Sur le plan des perspectives, si MECALO atteint ses objectifs, cela pourrait créer une rupture dans la production de matières premières en Europe. On pourrait voir naître des usines « zéro-CO₂ » pour le silicium, le manganèse, et potentiellement d’autres métaux stratégiques. Cela permettrait d’accompagner la montée en puissance des technologies liées aux énergies renouvelables, à la mobilité électrique et aux infrastructures intelligentes. L’Europe pourrait ainsi réduire sa dépendance, gagner en souveraineté et en résilience. De plus, le modèle hydrogène + boucle carbone pourrait être répliqué dans d’autres secteurs métallurgiques « difficiles à décarboner », ouvrant la voie à une industrialisation future plus durable.

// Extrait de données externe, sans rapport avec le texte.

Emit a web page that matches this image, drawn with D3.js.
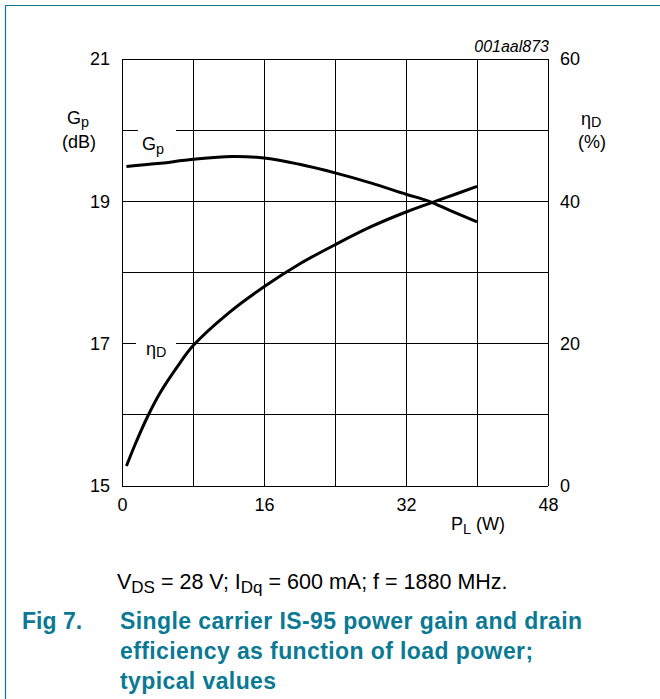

De fait, le projet MECALO coordonné par SINTEF[2] offre une vision technique et industrielle dans la production de matières premières critiques alignée avec les objectifs de décarbonation et de souveraineté européenne. Bien que des défis restent à surmonter, notamment en termes de maturation technologique, coûts, infrastructures, les retombées potentielles sont majeures tant pour l’industrie que pour la transition énergétique. Le succès de cette initiative pourrait marquer un tournant dans la façon dont l’Europe produit et sécurise ses matériaux stratégiques, tout en réduisant son empreinte carbone.